The DSL provider in my area sets up customer's wireless networks with their home or mobile phone number as the password. If you know that number or can look it up in public records then you're in. If you can't find it maybe use a dictionary pertaining to the area code of phone numbers and then you're in. When the protocol changes to something more secure, the ISP's customer will still be as insecure as they always were.
That's not as bad as deriving password and SSID (Provider-$generated_number) from the MAC address, it didn't take much for somebody to reverse the algorithm from the bootloader and make various programs to calculate the few possible password from SSID
Does this only crack single word passwords? If my password was two common dictionary words or a common word plus a single number, would this try that possibility?
Using a wordlist with aircrack-ng seems to only try the literal passwords in the dictionary. If you use naive-hashcat, a series of dictionary, rule, combination, and brute-force attacks will be used. I recommend reading up on the hashcat wiki (https://hashcat.net/wiki/) to learn how to conduct your own custom hashing attacks.

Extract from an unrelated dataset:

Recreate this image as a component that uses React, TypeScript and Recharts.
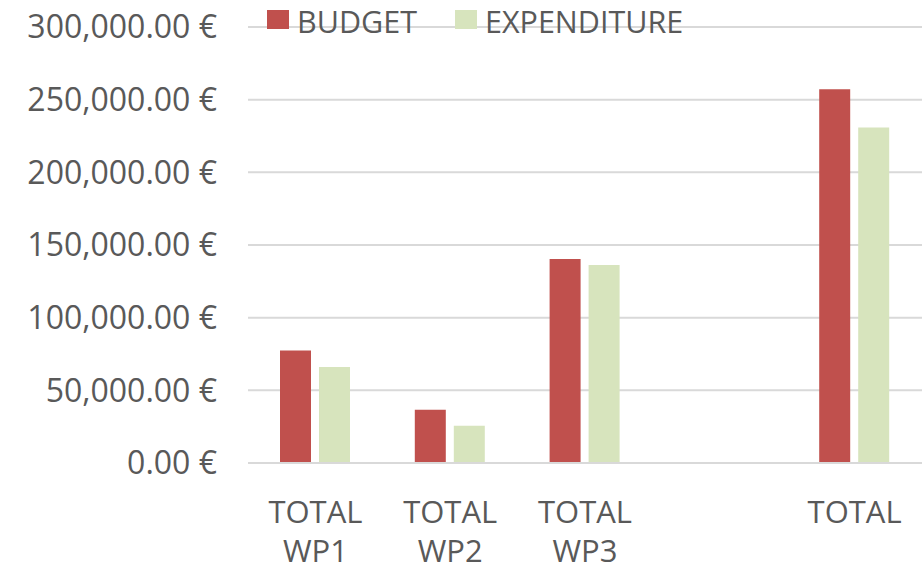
import React from 'react'
import { BarChart, Bar, XAxis, YAxis, CartesianGrid, Legend } from 'recharts'

// Work package totals
const categories = ['TOTAL WP1', 'TOTAL WP2', 'TOTAL WP3', '', 'TOTAL']
const budget = [77400, 36700, 140300, null, 257200]
const expenditure = [66000, 25700, 136200, null, 230800]
const yTicks = [0, 50000, 100000, 150000, 200000, 250000, 300000]

const RED = '#C0504D'
const GREEN = '#D7E4BD'
const TEXT = '#595959'
const GRID = '#D9D9D9'
const FONT = '"Open Sans", sans-serif'

const data = categories.map((name, i) => ({
  name,
  budget: budget[i],
  expenditure: expenditure[i],
}))

const euro = (v: number) =>
  v.toLocaleString('en-US', { minimumFractionDigits: 2, maximumFractionDigits: 2 }) + ' €'

const CategoryTick = (props: any) => {
  const { x, y, payload } = props
  const lines = String(payload.value || '').split(' ')
  return (
    <text x={x} y={y} textAnchor="middle" fill={TEXT} fontSize={31} fontFamily={FONT}>
      {lines.map((line, i) => (
        <tspan key={i} x={x} dy={i === 0 ? 52 : 39}>
          {line}
        </tspan>
      ))}
    </text>
  )
}

const LegendContent = () => {
  const items = [
    { label: 'BUDGET', color: RED },
    { label: 'EXPENDITURE', color: GREEN },
  ]
  return (
    <div style={{ display: 'flex', alignItems: 'center', gap: 38, height: 42, fontFamily: FONT, fontSize: 30.5, color: TEXT, lineHeight: 'normal', whiteSpace: 'nowrap' }}>
      {items.map((it) => (
        <div key={it.label} style={{ display: 'flex', alignItems: 'center', gap: 8 }}>
          <div style={{ width: 22, height: 19, marginTop: -4, background: it.color }} />
          <span>{it.label}</span>
        </div>
      ))}
    </div>
  )
}

export default function App() {
  return (
    <div style={{ position: 'absolute', left: 0, top: 0, width: 924, height: 570, background: '#fff' }}>
      <BarChart
        width={924}
        height={570}
        data={data}
        margin={{ top: -15, right: 2, bottom: 7, left: 0 }}
        barGap={8}
        barSize={31}
      >
        <CartesianGrid vertical={false} stroke={GRID} strokeWidth={2} />
        <XAxis
          dataKey="name"
          height={100}
          tick={<CategoryTick />}
          tickLine={false}
          axisLine={{ stroke: GRID, strokeWidth: 2 }}
          interval={0}
        />
        <YAxis
          width={248}
          domain={[0, 300000]}
          ticks={yTicks}
          tickFormatter={euro}
          axisLine={false}
          tickLine={false}
          tickMargin={25}
          tick={{ fill: TEXT, fontSize: 32, fontFamily: FONT }}
        />
        <Legend
          verticalAlign="top"
          content={<LegendContent />}
          wrapperStyle={{ top: 0, left: 267, width: 'auto' }}
        />
        <Bar dataKey="budget" name="BUDGET" fill={RED} isAnimationActive={false} />
        <Bar dataKey="expenditure" name="EXPENDITURE" fill={GREEN} isAnimationActive={false} />
      </BarChart>
    </div>
  )
}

Just so nobody freaks out, this is cracking weak passwords, not broken WPA.
I have myself cracked countless WiFi passwords when security testing. It's easy if the passwords are bad, which is maybe 90% of the time for home networks and 60% for businesses. The attack is completely passive if you don't want to be noticed, and with a cheap dish you can pickup both ends of the handshakes from up to around a quarter mile away (line of sight).